Leafing through the November issue of Providence Monthly, I was dismayed to stumble across a short piece, “Gateway to Change,” by Elyse Major, illustrating a gaudy new portal and visitors center planned for the Broad Street entrance to the city’s lovely Roger Williams Park.
Thankfully, the idea is not to displace the current Broad Street entrance or its elegant Gilded Age set of wrought-iron gates matching those at Elmwood Avenue’s primary park entrance. So it’s really not a new entrance at all (at least not for cars) but a new welcome center with a plaza near the existing entrance. You go in on foot beneath a ridiculous “gateway” of 40 thin, parallel trapezoids of bright coloration – a huge xylophone that plucks its palette, or so it is alleged, from the ethnic Latino shopfronts of Broad Street.

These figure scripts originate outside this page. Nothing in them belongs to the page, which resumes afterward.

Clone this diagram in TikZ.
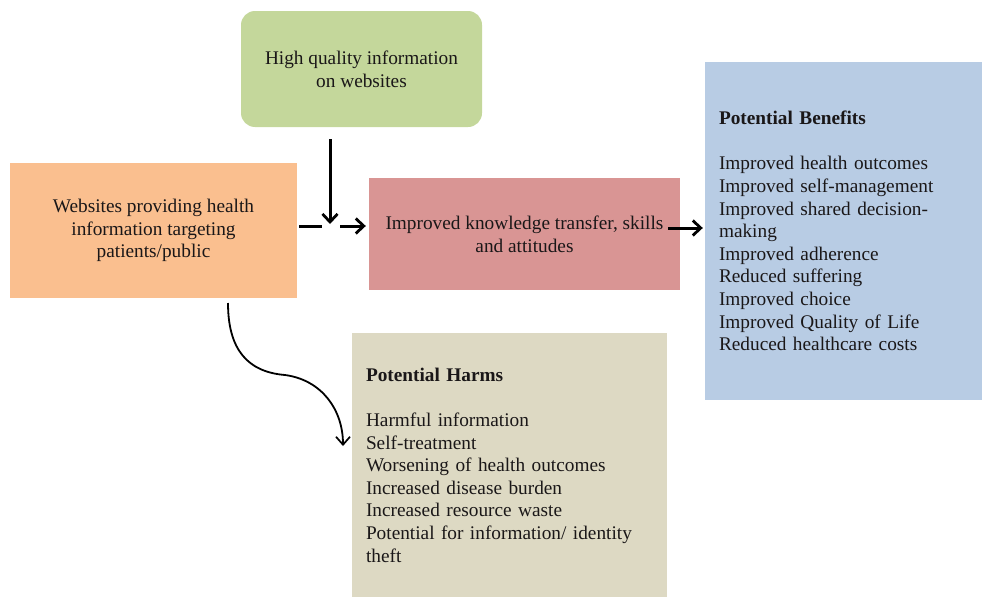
\documentclass[tikz,border=0pt]{standalone}
\usepackage{fontspec}
\setmainfont{Liberation Serif}
\usetikzlibrary{arrows.meta,calc}
\definecolor{cgreen}{HTML}{C4D79B}
\definecolor{corange}{HTML}{FABF8F}
\definecolor{cred}{HTML}{D99594}
\definecolor{cblue}{HTML}{B8CCE4}
\definecolor{ctan}{HTML}{DDD9C3}
\definecolor{ctext}{HTML}{1A1718}
\begin{document}
\begin{tikzpicture}[x=1pt,y=-1pt,
  box/.style={draw=none, inner sep=0pt, text=ctext, font=\fontsize{19.3}{22.6}\selectfont},
  listbox/.style={box, align=left, text width=#1},
  conn/.style={line width=3pt, -{Straight Barb[length=8pt,width=15pt,line width=2.8pt]}},
  curv/.style={line width=1.8pt, -{Straight Barb[length=8pt,width=14pt,line width=1.7pt]}}]
\useasboundingbox (0,0) rectangle (982,597);
\node[box, fill=corange, minimum width=287pt, minimum height=135pt, align=center] (web) at (153.5,230.5)
  {Websites providing health\\information targeting\\patients/public};
\node[box, fill=cgreen, rounded corners=14pt, minimum width=241pt, minimum height=116pt, align=center] (hq) at (361.5,69)
  {High quality information\\on websites};
\node[box, fill=cred, minimum width=311pt, minimum height=112pt, align=center] (ikt) at (524.5,234)
  {Improved knowledge transfer, skills\\and attitudes};
\node[listbox=249pt, fill=cblue, minimum width=277pt, minimum height=338pt, inner xsep=14pt] (ben) at (843.5,231)
  {\textbf{Potential Benefits}\\[22.6pt]
   Improved health outcomes\\
   Improved self-management\\
   Improved shared decision-\\
   making\\
   Improved adherence\\
   Reduced suffering\\
   Improved choice\\
   Improved Quality of Life\\
   Reduced healthcare costs};
\node[listbox=287pt, fill=ctan, minimum width=315pt, minimum height=264pt, inner xsep=14pt] (harm) at (509.5,465)
  {\textbf{Potential Harms}\\[22.6pt]
   Harmful information\\
   Self-treatment\\
   Worsening of health outcomes\\
   Increased disease burden\\
   Increased resource waste\\
   Potential for information/ identity\\
   theft};
\coordinate (j) at (330,224);
\coordinate (r) at ([xshift=-12pt,yshift=6pt]ikt.east);
\coordinate (cs) at (228,303);
\coordinate (ce) at (343,446);
\draw[line width=3pt] ($(web.east |- j)+(2,2)$) -- ($(j)+(-8,2)$);
\draw[conn] ([yshift=-12pt]hq.south -| j) -- (j);
\draw[conn] ($(j)+(10,2)$) -- ($(ikt.west |- j)+(-3,2)$);
\draw[conn] (r) -- ($(r -| ben.west)+(-2,0)$);
\draw[curv] (cs) .. controls (228,350) and (248,372) .. (285,375)
  .. controls (322,380) and (343,410) .. (ce);
\end{tikzpicture}
\end{document}
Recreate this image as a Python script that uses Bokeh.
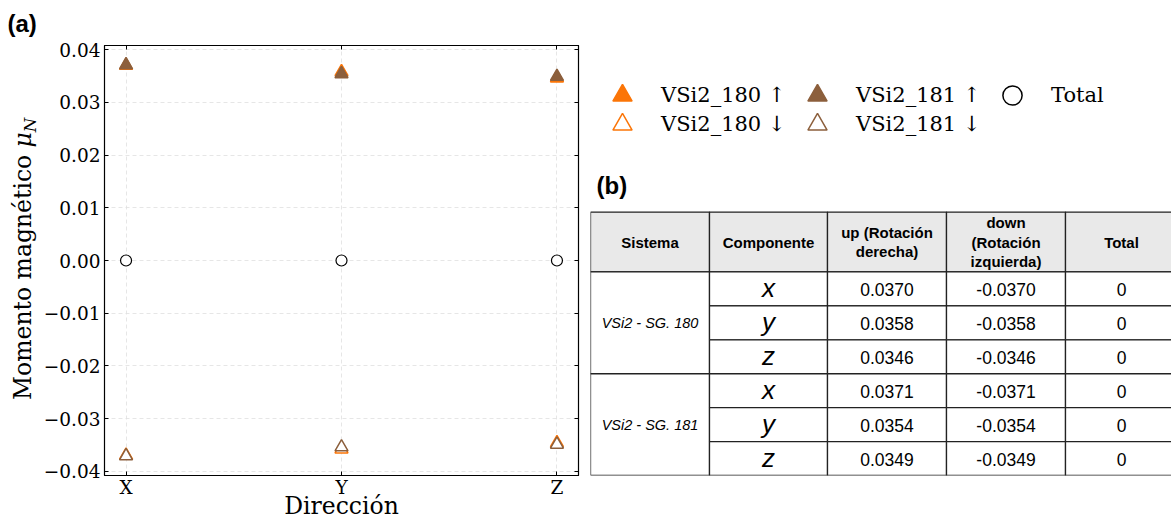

The connection is amplified by Cory Lavigne, of INFORM Studio (a woman-owned firm based in Detroit and Chicago):
Borrowing from the diverse cultural vibrancy of the city, color represents the people of Provi- dence. It symbolizes the heritage portrayed through a collection of restaurants, businesses, and homes in the surrounding neighborhoods. It represents families, students, and children; future leaders of Providence. Color stimulates and captivates, drawing residents and visitors alike to the grounds while increasing patronage to local businesses along Broad Street.
Well, no it doesn’t. Maybe it “represents” children, but it infantilizes the city and its citizens. “Symbolizes the heritage”? Rather, it rejects the heritage, and was probably designed to do so. That’s where our culture is headed. Five firms competed for this job, and all but one decided against submitting an entry that sought to fit into either the park or the neighborhood, or any facet thereof.
All but the Union Studio entry, whose visitors center design actually featured the vague suggestion that it was a sort of a building. Who would want anything to do with that? Clearly not goofy enough! So its entry wasn’t chosen. But at least Union Studio is a local firm. For a city that prides itself on being “the creative capital,” Providence seems to have a hard time finding local talent for its building projects.
One of the few silver linings of the pandemic is that cities can no longer afford to throw their citizens’ money at bad ideas that are not needed, like the Roger Williams Park Gateway and Visitors Center. The city’s planning department may already have selected this peacock waste of money, but we can hope that the natural selection of civic survival will render it extinct before it struts off the drawing board and into construction on Broad Street.